◆ STATED EXERCISE: Retype the opening lines of the listing below, ending with the line that contains "va='bottom', fontsize=11, fontweight='bold', color='#222222')", and leave out any pictures.

□ □ □

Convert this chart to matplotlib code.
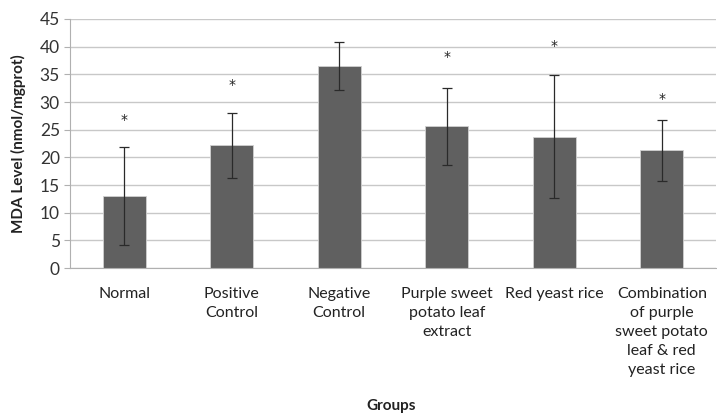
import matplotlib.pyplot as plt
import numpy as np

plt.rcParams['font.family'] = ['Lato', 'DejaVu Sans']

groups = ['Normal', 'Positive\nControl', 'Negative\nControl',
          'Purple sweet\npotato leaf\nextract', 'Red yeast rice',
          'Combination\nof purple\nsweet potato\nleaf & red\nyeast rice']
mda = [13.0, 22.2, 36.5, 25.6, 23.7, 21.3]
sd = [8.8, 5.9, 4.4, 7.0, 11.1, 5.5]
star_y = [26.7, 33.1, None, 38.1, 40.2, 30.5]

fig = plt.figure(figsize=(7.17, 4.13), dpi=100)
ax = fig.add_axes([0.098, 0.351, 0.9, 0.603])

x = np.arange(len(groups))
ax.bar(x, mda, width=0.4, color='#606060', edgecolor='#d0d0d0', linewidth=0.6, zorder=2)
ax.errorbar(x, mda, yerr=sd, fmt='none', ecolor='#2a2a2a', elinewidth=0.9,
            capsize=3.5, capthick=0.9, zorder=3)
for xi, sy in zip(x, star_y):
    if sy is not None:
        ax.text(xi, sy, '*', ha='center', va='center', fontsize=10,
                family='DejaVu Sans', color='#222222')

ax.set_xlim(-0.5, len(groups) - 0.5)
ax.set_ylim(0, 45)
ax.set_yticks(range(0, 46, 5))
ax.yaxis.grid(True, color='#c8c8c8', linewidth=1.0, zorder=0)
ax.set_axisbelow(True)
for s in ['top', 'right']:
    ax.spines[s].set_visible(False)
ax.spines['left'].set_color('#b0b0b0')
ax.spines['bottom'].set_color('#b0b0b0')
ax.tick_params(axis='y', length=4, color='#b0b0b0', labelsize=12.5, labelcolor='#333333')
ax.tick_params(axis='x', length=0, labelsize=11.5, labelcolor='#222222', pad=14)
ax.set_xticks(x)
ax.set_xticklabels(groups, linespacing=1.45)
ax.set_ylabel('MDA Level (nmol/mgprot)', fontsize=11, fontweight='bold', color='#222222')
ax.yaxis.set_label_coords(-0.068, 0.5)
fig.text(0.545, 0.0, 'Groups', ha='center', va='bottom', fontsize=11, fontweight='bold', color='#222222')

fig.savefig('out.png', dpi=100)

□ □ □

◆ FULL SOLUTION:
Convert this chart to matplotlib code.
import matplotlib.pyplot as plt
import numpy as np

plt.rcParams['font.family'] = ['Lato', 'DejaVu Sans']

groups = ['Normal', 'Positive\nControl', 'Negative\nControl',
          'Purple sweet\npotato leaf\nextract', 'Red yeast rice',
          'Combination\nof purple\nsweet potato\nleaf & red\nyeast rice']
mda = [13.0, 22.2, 36.5, 25.6, 23.7, 21.3]
sd = [8.8, 5.9, 4.4, 7.0, 11.1, 5.5]
star_y = [26.7, 33.1, None, 38.1, 40.2, 30.5]

fig = plt.figure(figsize=(7.17, 4.13), dpi=100)
ax = fig.add_axes([0.098, 0.351, 0.9, 0.603])

x = np.arange(len(groups))
ax.bar(x, mda, width=0.4, color='#606060', edgecolor='#d0d0d0', linewidth=0.6, zorder=2)
ax.errorbar(x, mda, yerr=sd, fmt='none', ecolor='#2a2a2a', elinewidth=0.9,
            capsize=3.5, capthick=0.9, zorder=3)
for xi, sy in zip(x, star_y):
    if sy is not None:
        ax.text(xi, sy, '*', ha='center', va='center', fontsize=10,
                family='DejaVu Sans', color='#222222')

ax.set_xlim(-0.5, len(groups) - 0.5)
ax.set_ylim(0, 45)
ax.set_yticks(range(0, 46, 5))
ax.yaxis.grid(True, color='#c8c8c8', linewidth=1.0, zorder=0)
ax.set_axisbelow(True)
for s in ['top', 'right']:
    ax.spines[s].set_visible(False)
ax.spines['left'].set_color('#b0b0b0')
ax.spines['bottom'].set_color('#b0b0b0')
ax.tick_params(axis='y', length=4, color='#b0b0b0', labelsize=12.5, labelcolor='#333333')
ax.tick_params(axis='x', length=0, labelsize=11.5, labelcolor='#222222', pad=14)
ax.set_xticks(x)
ax.set_xticklabels(groups, linespacing=1.45)
ax.set_ylabel('MDA Level (nmol/mgprot)', fontsize=11, fontweight='bold', color='#222222')
ax.yaxis.set_label_coords(-0.068, 0.5)
fig.text(0.545, 0.0, 'Groups', ha='center', va='bottom', fontsize=11, fontweight='bold', color='#222222')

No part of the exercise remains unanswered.